Esta não é apenas a biografia de um sonhador, um pacifista, ou um retrato de sua geração, como já foi dito, mas a própria História. Sabemos como tudo vai terminar (mal), vemos o sonho de Toller ser destruído (guerras nunca mais?), acompanhamos as gritantes injustiças e a crueldade contra ele cometidas, assim como a alguns de seus jovens amigos ou companheiros mais velhos, mas nada disso tira a empolgação (misturada com tristeza e revolta) com que lemos alguns capítulos do meio para o final. E tudo isso porque querendo evitar a guerra, Toller acabou ele mesmo envolvido na organização sindical e na política de então, num país dividido entre vermelhos (prussianos) e brancos (bávaros) em que muitas questões costumavam ser resolvidas (ou não) com extrema violência.

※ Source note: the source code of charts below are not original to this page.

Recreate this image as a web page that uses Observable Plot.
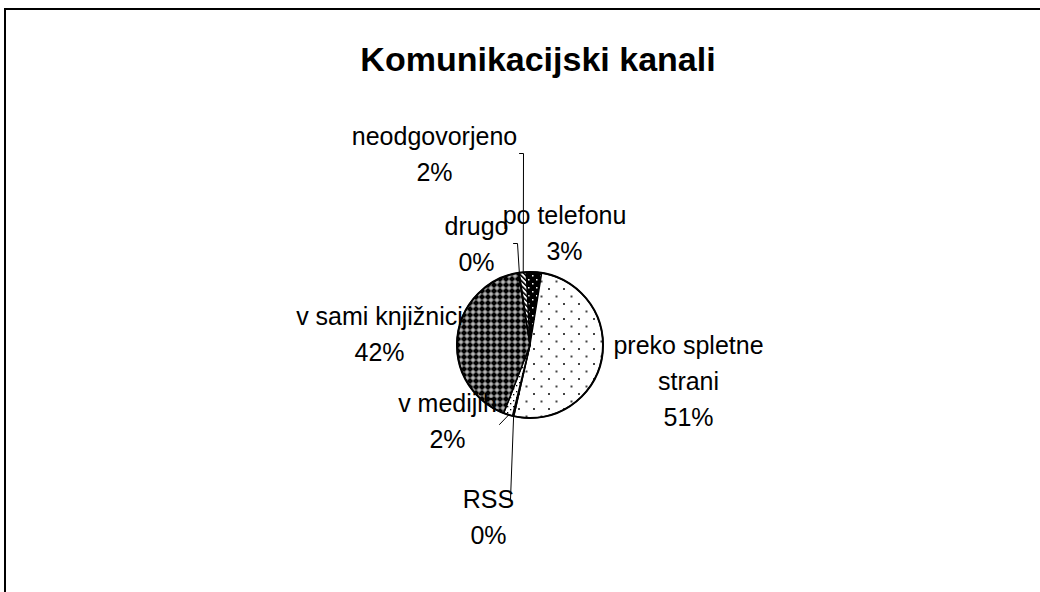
<!DOCTYPE html>
<html><head><meta charset="utf-8">
<script src="https://cdn.jsdelivr.net/npm/d3@7"></script>
<script src="https://cdn.jsdelivr.net/npm/@observablehq/plot@0.6"></script>
<style>
html,body{margin:0;padding:0;background:#fff;overflow:hidden;width:1040px;height:592px;}
#frame{position:absolute;left:4px;top:8px;width:1200px;height:800px;border:2px solid #000;box-sizing:border-box;}
#title{position:absolute;left:0;width:1076px;top:40px;line-height:34px;text-align:center;font:bold 34px "Liberation Sans",Arial,sans-serif;color:#000;}
#chart{position:absolute;left:0;top:0;}
</style></head><body>
<div id="frame"></div>
<div id="chart"></div>
<div id="title">Komunikacijski kanali</div>
<script>
// ---- data ----
const categories = ["po telefonu", "preko spletne\nstrani", "RSS", "v medijih", "v sami knjižnici", "drugo", "neodgovorjeno"];
const shares = [3.4, 51.0, 0.3, 2.0, 41.6, 0.2, 1.5];
const patternIds = ["p-tel", "p-web", "p-rss", "p-med", "p-lib", "p-oth", "p-none"];

// ---- layout ----
const pie = {cx: 530, cy: 345, r: 73, startDeg: -3};
const labelPos = [[564, 230], [688, 378], [488, 514], [447, 418], [379, 331], [476, 241], [434, 151]];
const leaderLayout = [
  {i: 6, pts: [[523, 153], [519, 153]]},
  {i: 5, pts: [[517, 243], [513, 243]]},
  {i: 2, pts: [[510, 499], [505, 499]]},
  {i: 3, pts: [[499, 424]]}
];

const arcs = d3.pie().sort(null).value(d => d)
  .startAngle(pie.startDeg * Math.PI / 180)
  .endAngle(pie.startDeg * Math.PI / 180 + 2 * Math.PI)(shares);
const arcGen = d3.arc().innerRadius(0).outerRadius(pie.r);

const labelData = categories.map((c, i) => ({
  text: c + "\n" + Math.round(shares[i]) + "%",
  x: labelPos[i][0], y: labelPos[i][1]
}));

const leaderData = [];
leaderLayout.forEach(({i, pts}) => {
  const a = (arcs[i].startAngle + arcs[i].endAngle) / 2;
  leaderData.push({id: i, x: pie.cx + pie.r * Math.sin(a), y: pie.cy - pie.r * Math.cos(a)});
  pts.forEach(p => leaderData.push({id: i, x: p[0], y: p[1]}));
});

function pieMark(index, scales, values, dimensions, context) {
  const g = d3.create("svg:g");
  const defs = g.append("defs");
  const pat = (id, w, h) => defs.append("pattern").attr("id", id).attr("patternUnits", "userSpaceOnUse").attr("width", w).attr("height", h);
  let p = pat("p-tel", 8, 8);
  p.append("rect").attr("width", 8).attr("height", 8).attr("fill", "#000");
  p.append("rect").attr("x", 2).attr("y", 2).attr("width", 1.5).attr("height", 1.5).attr("fill", "#fff");
  p.append("rect").attr("x", 6).attr("y", 6).attr("width", 1.5).attr("height", 1.5).attr("fill", "#fff");
  p = pat("p-web", 15, 15);
  p.append("rect").attr("width", 15).attr("height", 15).attr("fill", "#fff");
  p.append("rect").attr("x", 3).attr("y", 3).attr("width", 2).attr("height", 2).attr("fill", "#444");
  p.append("rect").attr("x", 10.5).attr("y", 10.5).attr("width", 2).attr("height", 2).attr("fill", "#444");
  p = pat("p-rss", 4, 4);
  p.append("rect").attr("width", 4).attr("height", 4).attr("fill", "#fff");
  p.append("rect").attr("x", 1).attr("y", 1).attr("width", 1).attr("height", 1).attr("fill", "#000");
  p = pat("p-med", 6, 6);
  p.append("rect").attr("width", 6).attr("height", 6).attr("fill", "#fff");
  p.append("rect").attr("x", 1).attr("y", 1).attr("width", 1.3).attr("height", 1.3).attr("fill", "#000");
  p.append("rect").attr("x", 4).attr("y", 4).attr("width", 1.3).attr("height", 1.3).attr("fill", "#000");
  p = pat("p-lib", 6, 6);
  p.append("rect").attr("width", 6).attr("height", 6).attr("fill", "#8a8a8a");
  ["0,0 3,0 0,3", "6,0 6,3 3,0", "0,6 0,3 3,6", "6,6 3,6 6,3"].forEach(pt =>
    p.append("polygon").attr("points", pt).attr("fill", "#000"));
  p.append("rect").attr("x", 2.4).attr("y", 2.4).attr("width", 1.2).attr("height", 1.2).attr("fill", "#fff");
  p = pat("p-oth", 4, 4);
  p.append("rect").attr("width", 4).attr("height", 4).attr("fill", "#fff");
  p = pat("p-none", 3.5, 3.5).attr("patternTransform", "rotate(-45)");
  p.append("rect").attr("width", 3.5).attr("height", 3.5).attr("fill", "#fff");
  p.append("rect").attr("width", 1.6).attr("height", 3.5).attr("fill", "#000");

  const s = g.append("g").attr("transform", `translate(${pie.cx},${pie.cy})`);
  s.selectAll("path").data(arcs).join("path")
    .attr("d", arcGen)
    .attr("fill", (d, i) => `url(#${patternIds[i]})`)
    .attr("stroke", "#000").attr("stroke-width", 1.4).attr("stroke-linejoin", "round");
  s.append("circle").attr("r", pie.r).attr("fill", "none").attr("stroke", "#000").attr("stroke-width", 2);
  return g.node();
}

const chart = Plot.plot({
  width: 1040, height: 592, margin: 0,
  x: {type: "identity", axis: null},
  y: {type: "identity", axis: null},
  style: {background: "transparent", overflow: "visible"},
  marks: [
    pieMark,
    Plot.line(leaderData, {x: "x", y: "y", z: "id", stroke: "#000", strokeWidth: 1}),
    Plot.text(labelData, {x: "x", y: "y", text: "text", fontSize: 25, lineHeight: 1.45,
      fontFamily: "'Liberation Sans', Arial, sans-serif", fill: "#000", textAnchor: "middle"})
  ]
});
document.getElementById("chart").appendChild(chart);
</script>
</body></html>
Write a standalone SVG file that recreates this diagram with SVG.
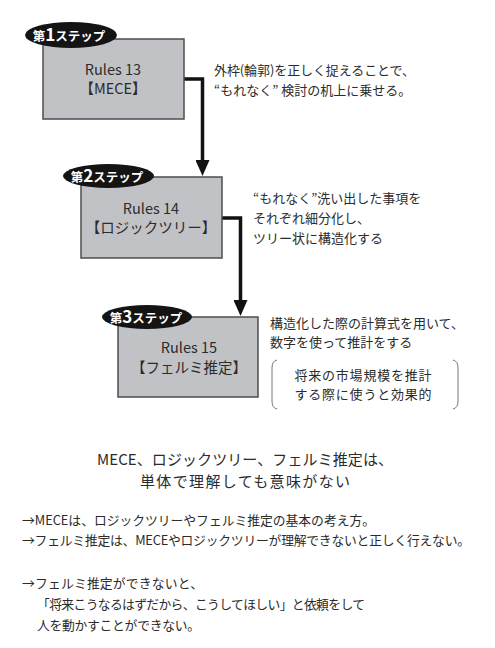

Mas nem tudo é sofrimento: no início do volume temos os capítulos que tratam da infância e da adolescência do dramaturgo. Lemos com prazer as histórias curiosas e até mesmo engraçadas do tempo de menino de Ernst. Toller vinha de uma rica família de comerciantes, mas seu melhor amigo de infância era o filho de um vigia noturno, um polaco, termo depreciativo usado pelos alemães para se referirem aos poloneses. Depois ele nos conta sobre sua adolescência, do tempo de seus estudos na França, em que passava mais tempo jogando cartas do que nas salas de aula. Na sequência temos sua volta à Alemanha para então cometer o grande erro de se oferecer como voluntário para lutar na guerra. Mas foi isso que depois mudou-lhe a vida e fez com que sua história chegasse até nossos dias tantos anos depois.